KARŞI TARAFIN SAVUNMASI : Davalı idare tarafından, Danıştay Beşinci Dairesince verilen kararın usul ve hukuka uygun bulunduğu ve temyiz dilekçesinde öne sürülen nedenlerin, kararın bozulmasını gerektirecek nitelikte olmadığı belirtilerek temyiz isteminin reddi gerektiği savunulmaktadır.
DANIŞTAY TETKİK HÂKİMİ ...'ÜN DÜŞÜNCESİ : Temyiz isteminin reddi ile Daire kararının onanması gerektiği düşünülmektedir.
TÜRK MİLLETİ ADINA
Karar veren Danıştay İdari Dava Daireleri Kurulunca, Tetkik Hâkiminin açıklamaları dinlendikten ve dosyadaki belgeler incelendikten sonra gereği görüşüldü:
HUKUKİ DEĞERLENDİRME :
Danıştay dava dairelerinin nihai kararlarının temyizen incelenerek bozulması, 2577 sayılı İdari Yargılama Usulü Kanunu'nun 49. maddesinde yer alan;
"a) Görev ve yetki dışında bir işe bakılmış olması,
b) Hukuka aykırı karar verilmesi,
c) Usul hükümlerinin uygulanmasında kararı etkileyebilecek nitelikte hata veya eksikliklerin bulunması" sebeplerinden birinin varlığı hâlinde mümkündür.

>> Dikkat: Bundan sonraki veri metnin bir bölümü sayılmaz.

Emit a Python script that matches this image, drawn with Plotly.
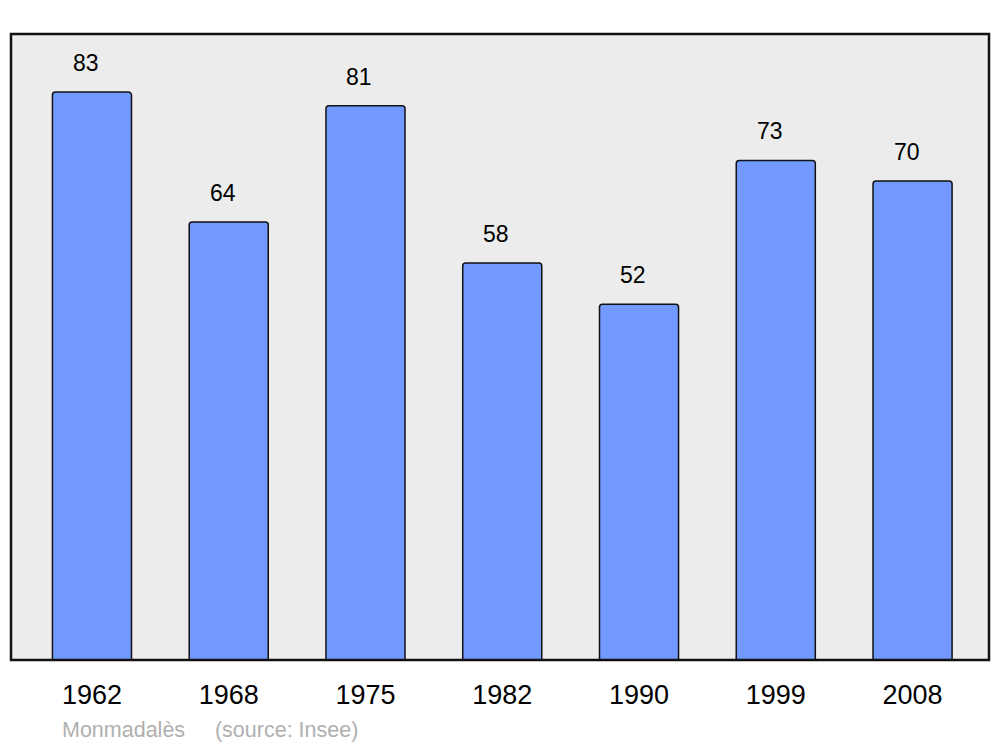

Temyizen incelenen karar usul ve hukuka uygun olup, temyiz dilekçesinde ileri sürülen iddialar kararın bozulmasını gerektirecek nitelikte görülmemiştir.
KARAR SONUCU :
Açıklanan nedenlerle;
1. Davacının temyiz isteminin reddine,
2. Davanın yukarıda özetlenen gerekçeyle reddine ilişkin Danıştay Beşinci Dairesinin temyize konu 07/10/2020 tarih ve E:2016/57136, K:2020/4169 sayılı kararının ONANMASINA,
3. Adli yardım kararından dolayı ertelenmiş olan temyiz aşamasına ilişkin yargılama giderlerinin, 6100 sayılı Hukuk Muhakemeleri Kanunu'nun 339. maddesinin 1. fıkrası uyarınca davacıdan tahsili için Dairesince müzekkere yazılmasına,
4. Kesin olarak, 01/11/2021 tarihinde oybirliği ile karar verildi.